- [Data block]:

☆ ☆ ☆ ☆ ☆

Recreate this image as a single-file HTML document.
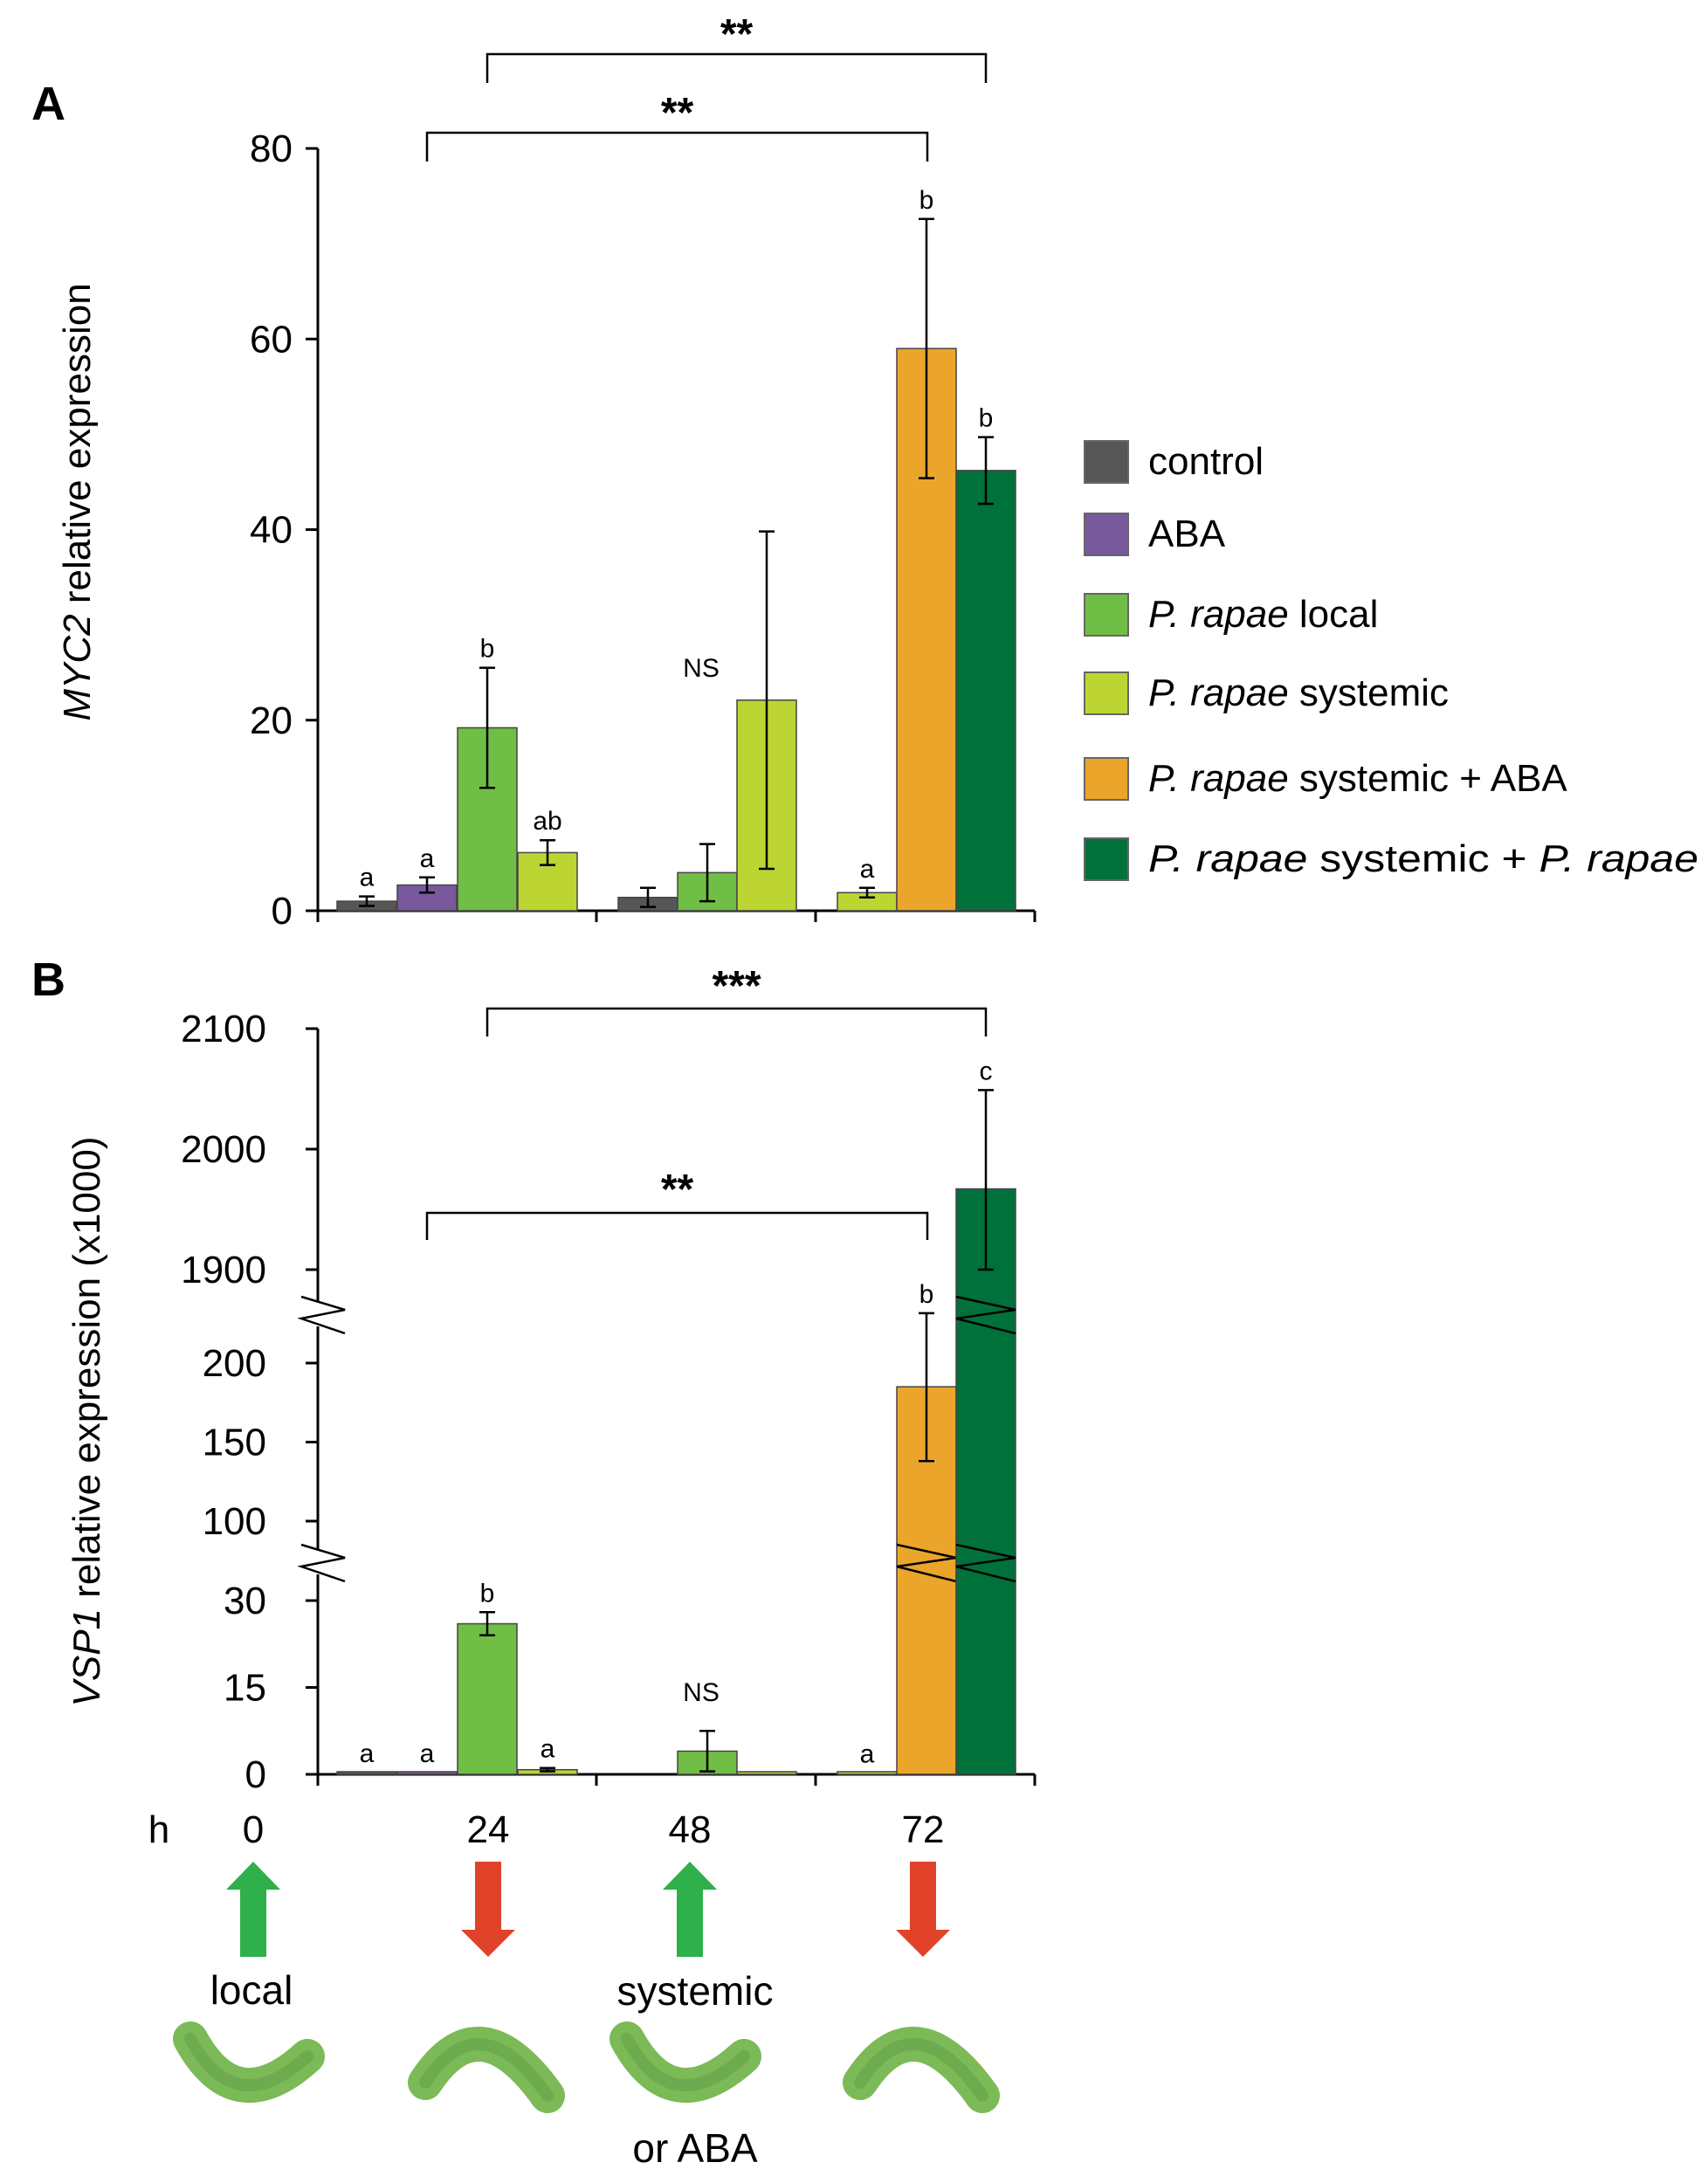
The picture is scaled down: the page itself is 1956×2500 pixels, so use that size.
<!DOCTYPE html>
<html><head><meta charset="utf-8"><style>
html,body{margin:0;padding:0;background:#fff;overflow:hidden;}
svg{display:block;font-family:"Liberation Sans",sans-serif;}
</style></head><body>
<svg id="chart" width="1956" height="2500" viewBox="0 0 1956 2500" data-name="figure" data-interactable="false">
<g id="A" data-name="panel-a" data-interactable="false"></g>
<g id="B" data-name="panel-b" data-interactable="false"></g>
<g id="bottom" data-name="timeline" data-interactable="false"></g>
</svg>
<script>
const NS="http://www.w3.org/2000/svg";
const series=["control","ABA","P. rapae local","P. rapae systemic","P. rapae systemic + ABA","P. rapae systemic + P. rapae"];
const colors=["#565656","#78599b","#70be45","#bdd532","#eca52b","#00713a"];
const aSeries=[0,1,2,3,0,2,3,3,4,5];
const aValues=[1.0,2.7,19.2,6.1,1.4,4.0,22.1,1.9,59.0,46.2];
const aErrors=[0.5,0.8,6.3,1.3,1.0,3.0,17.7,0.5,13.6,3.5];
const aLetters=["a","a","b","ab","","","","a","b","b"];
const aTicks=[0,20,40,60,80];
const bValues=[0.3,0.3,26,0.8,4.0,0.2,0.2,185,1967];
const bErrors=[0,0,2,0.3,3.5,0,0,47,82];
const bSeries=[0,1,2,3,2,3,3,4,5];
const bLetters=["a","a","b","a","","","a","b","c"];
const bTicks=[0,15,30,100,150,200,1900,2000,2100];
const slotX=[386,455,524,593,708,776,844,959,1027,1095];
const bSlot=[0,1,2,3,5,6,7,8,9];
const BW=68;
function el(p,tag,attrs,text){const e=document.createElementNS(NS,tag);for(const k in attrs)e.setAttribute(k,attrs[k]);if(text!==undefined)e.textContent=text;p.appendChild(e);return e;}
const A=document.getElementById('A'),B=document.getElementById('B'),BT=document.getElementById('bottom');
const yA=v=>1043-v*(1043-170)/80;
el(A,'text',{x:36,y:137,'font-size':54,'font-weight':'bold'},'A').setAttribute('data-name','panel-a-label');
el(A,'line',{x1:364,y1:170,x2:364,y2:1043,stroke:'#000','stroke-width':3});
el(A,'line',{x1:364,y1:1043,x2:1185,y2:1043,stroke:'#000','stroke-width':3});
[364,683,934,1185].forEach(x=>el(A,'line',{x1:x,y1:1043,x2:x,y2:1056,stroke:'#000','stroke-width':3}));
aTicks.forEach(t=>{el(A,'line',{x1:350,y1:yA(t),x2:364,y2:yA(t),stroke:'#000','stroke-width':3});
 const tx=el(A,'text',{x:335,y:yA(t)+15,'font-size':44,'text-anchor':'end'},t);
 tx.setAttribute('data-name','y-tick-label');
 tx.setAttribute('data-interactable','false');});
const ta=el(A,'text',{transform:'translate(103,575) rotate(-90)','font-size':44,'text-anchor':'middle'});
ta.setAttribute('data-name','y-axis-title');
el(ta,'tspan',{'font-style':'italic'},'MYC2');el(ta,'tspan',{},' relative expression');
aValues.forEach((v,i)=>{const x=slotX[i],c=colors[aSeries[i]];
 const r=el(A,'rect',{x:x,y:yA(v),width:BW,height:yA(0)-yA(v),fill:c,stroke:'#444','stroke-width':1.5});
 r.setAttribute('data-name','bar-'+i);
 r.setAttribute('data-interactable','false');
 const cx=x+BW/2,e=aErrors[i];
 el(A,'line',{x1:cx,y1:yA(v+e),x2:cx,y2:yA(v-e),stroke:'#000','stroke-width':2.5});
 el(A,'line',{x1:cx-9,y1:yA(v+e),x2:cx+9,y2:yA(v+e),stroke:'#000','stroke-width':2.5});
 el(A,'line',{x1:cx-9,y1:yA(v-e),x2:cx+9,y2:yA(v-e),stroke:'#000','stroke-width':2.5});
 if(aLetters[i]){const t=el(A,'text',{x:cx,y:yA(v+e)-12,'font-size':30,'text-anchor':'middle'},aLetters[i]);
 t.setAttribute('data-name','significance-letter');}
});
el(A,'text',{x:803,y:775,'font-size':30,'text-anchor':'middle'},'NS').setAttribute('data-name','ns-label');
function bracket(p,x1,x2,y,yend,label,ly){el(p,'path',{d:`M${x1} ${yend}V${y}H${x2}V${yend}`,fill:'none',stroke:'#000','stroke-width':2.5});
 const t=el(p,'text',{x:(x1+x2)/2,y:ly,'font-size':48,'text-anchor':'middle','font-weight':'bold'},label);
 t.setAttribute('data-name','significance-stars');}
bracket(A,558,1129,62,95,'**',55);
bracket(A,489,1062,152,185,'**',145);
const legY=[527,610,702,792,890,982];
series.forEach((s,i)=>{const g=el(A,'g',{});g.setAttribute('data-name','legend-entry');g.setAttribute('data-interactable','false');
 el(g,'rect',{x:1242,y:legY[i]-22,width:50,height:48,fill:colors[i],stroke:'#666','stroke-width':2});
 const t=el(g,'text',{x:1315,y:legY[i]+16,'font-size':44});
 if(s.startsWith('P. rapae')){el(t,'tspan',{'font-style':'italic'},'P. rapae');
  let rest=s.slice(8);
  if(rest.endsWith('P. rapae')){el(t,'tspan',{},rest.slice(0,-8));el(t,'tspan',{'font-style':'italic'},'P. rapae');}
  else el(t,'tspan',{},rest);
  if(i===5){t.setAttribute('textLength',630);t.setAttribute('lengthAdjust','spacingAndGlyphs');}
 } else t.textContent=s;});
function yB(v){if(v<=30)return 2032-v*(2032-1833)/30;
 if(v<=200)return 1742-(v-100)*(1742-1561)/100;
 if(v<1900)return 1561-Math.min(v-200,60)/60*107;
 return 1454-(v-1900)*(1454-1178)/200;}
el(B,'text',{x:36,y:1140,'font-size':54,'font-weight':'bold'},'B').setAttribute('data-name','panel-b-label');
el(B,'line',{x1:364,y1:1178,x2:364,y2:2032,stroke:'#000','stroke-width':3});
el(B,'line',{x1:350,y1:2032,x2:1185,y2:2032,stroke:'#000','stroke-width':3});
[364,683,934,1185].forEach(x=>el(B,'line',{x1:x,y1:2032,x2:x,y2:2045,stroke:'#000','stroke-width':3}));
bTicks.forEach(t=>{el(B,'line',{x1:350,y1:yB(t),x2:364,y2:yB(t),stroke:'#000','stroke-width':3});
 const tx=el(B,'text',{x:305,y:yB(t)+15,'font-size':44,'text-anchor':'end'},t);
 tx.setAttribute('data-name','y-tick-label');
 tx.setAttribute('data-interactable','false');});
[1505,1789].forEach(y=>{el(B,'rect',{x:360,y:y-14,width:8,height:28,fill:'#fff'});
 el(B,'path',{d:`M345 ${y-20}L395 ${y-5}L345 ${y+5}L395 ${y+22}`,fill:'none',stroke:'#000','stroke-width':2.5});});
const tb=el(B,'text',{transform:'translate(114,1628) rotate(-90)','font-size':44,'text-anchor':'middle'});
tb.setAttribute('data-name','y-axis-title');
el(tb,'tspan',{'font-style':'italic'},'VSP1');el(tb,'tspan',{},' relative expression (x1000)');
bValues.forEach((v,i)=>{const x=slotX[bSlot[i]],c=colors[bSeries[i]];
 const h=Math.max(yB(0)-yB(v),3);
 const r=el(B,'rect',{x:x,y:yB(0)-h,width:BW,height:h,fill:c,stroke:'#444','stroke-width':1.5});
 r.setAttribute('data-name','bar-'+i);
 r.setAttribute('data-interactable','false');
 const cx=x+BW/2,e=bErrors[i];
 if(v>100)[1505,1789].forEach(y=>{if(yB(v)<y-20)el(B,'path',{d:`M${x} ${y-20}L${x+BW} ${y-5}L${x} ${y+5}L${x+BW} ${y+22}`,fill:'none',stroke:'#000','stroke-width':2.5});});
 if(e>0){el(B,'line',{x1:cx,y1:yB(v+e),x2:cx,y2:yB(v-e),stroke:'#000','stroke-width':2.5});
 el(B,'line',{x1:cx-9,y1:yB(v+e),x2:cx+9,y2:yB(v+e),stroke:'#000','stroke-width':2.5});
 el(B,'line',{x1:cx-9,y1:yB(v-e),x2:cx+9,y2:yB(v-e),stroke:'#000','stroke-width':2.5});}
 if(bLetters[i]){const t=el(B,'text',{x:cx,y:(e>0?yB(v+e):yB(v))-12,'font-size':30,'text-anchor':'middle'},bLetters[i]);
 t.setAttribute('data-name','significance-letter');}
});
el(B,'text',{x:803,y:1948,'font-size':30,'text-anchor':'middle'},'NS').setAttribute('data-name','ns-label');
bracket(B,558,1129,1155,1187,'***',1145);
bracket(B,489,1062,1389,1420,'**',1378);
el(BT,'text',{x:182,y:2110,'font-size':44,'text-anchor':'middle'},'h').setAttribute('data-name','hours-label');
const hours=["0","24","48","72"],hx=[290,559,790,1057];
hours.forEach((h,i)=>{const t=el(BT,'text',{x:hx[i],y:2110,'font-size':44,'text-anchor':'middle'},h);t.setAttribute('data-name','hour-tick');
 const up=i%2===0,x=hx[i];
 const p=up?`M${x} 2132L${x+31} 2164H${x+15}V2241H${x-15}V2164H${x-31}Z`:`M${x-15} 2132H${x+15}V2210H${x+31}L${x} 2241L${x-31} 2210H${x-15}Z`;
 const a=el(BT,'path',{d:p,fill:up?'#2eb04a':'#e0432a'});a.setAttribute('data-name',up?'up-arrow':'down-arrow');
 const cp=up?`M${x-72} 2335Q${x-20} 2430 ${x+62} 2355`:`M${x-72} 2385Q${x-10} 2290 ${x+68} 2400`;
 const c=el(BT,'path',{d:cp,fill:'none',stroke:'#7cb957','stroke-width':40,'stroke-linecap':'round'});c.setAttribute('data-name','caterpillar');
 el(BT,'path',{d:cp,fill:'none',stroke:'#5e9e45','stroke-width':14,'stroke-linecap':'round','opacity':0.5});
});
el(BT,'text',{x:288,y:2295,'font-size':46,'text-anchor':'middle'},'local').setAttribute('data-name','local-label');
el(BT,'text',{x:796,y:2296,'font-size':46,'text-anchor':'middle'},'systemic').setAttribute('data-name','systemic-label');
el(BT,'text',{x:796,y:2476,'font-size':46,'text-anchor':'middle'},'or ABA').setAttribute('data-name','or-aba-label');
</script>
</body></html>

☆ ☆ ☆ ☆ ☆

- [Requirements]:
Note how many lines in the material hold the word "document", and give that number with nothing added.

- [Full answer]:
3